Marketing: Probably one of the more contentious words in the nonprofit world. Why? Because for every dollar you spend on marketing, that is one less dollar you spend on the amazing programs that fulfill your mission. Or is that really the case?
Every organization ultimately does two things:
1) What you do.
2) Getting the point across about what you do.
Explaining what you do happens all the time—through every email, through every interaction with volunteers, through the copy in your email newsletter, etc. This is what we call “marketing.” Marketing is not a department. As Jason Fried of Basecamp says in his book ReWork, “Just as you cannot not communicate, you cannot not market.” Yet for some reason, “marketing” is seen by many as a necessary evil of the nonprofit world and sometimes not even essential. Everyone in your organization communicates…and therefore everyone is a marketer.
Unfortunately, the world is full of noise that is drowning out your message. The people you need to interact with you are currently bombarded with a lot of noise every day, therefore, getting your point across by telling the stories of your impact in a simple, clear way is imperative, and it will actually enable you to better fulfill your mission. But how much of your resource engine should you be spending on it?
Some nonprofits spend around 2 to 3 percent of their budgets on marketing, while many others don’t even budget that much. As a result, the marketing is relegated to volunteers or added to the staff’s “to-do” list for when they run out of “more important” things to do. Perhaps surprisingly, I find many experts recommending nonprofits spend upwards of 10 to 20 percent of their budgets on marketing.

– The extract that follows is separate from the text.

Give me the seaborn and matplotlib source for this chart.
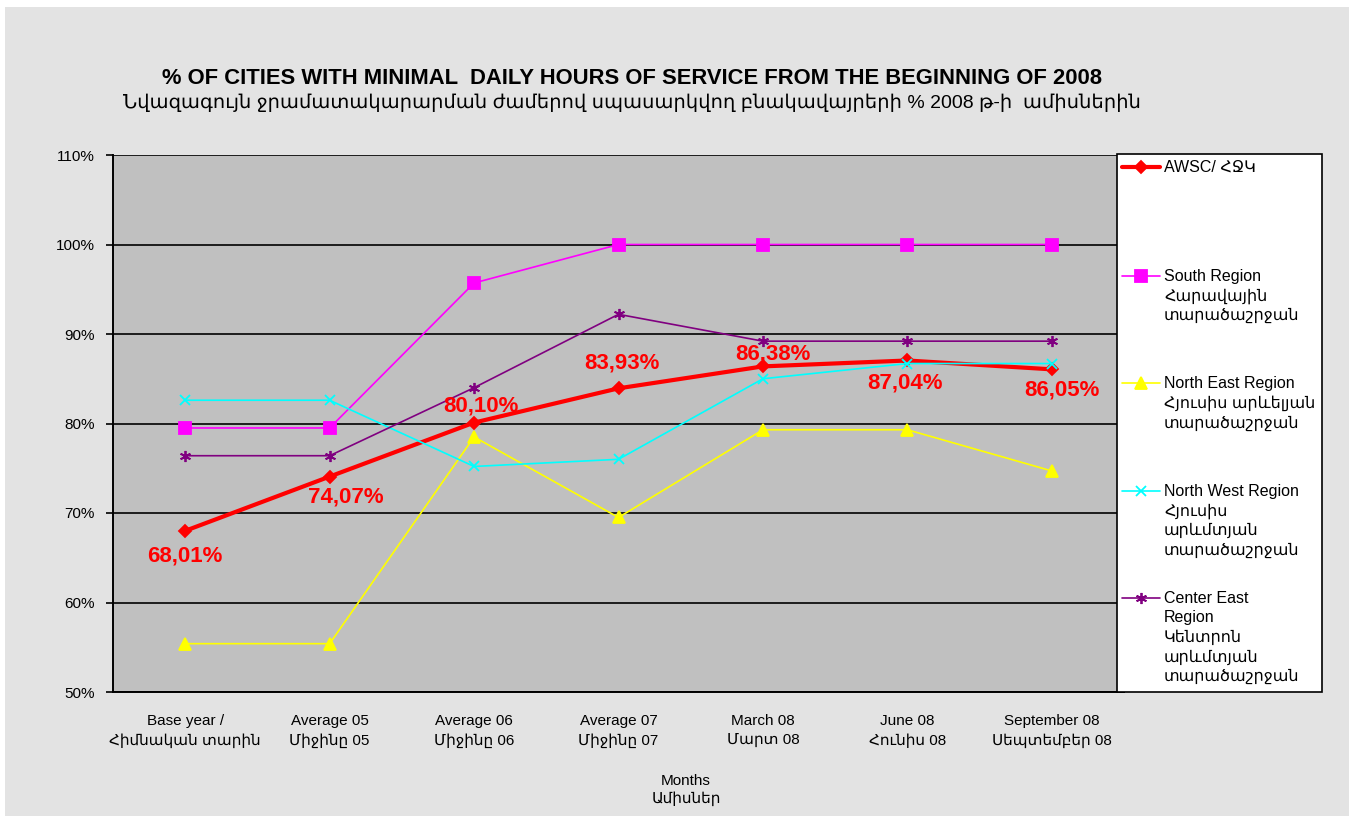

Does that seem big to you? Think about it this way…the more people understand clearly what you do, your impact, and how to engage with you, the more they will actually engage with you by using your service, volunteering, and donating. What if for every one dollar you spent on making it easier for your team to “market,” it brought you two dollars in return because the people that you and your employees interact with every day now better understand why they should give you money.
As you budget, instead of keeping it in one big independent “marketing” category, it may make more sense to spread that 10 to 20 percent into various areas (e.g., program budgets ). What you’re doing is helping put marketing costs into perspective so they don’t become this unwieldy bulk line item, but a cost that is tied directly to your mission every day.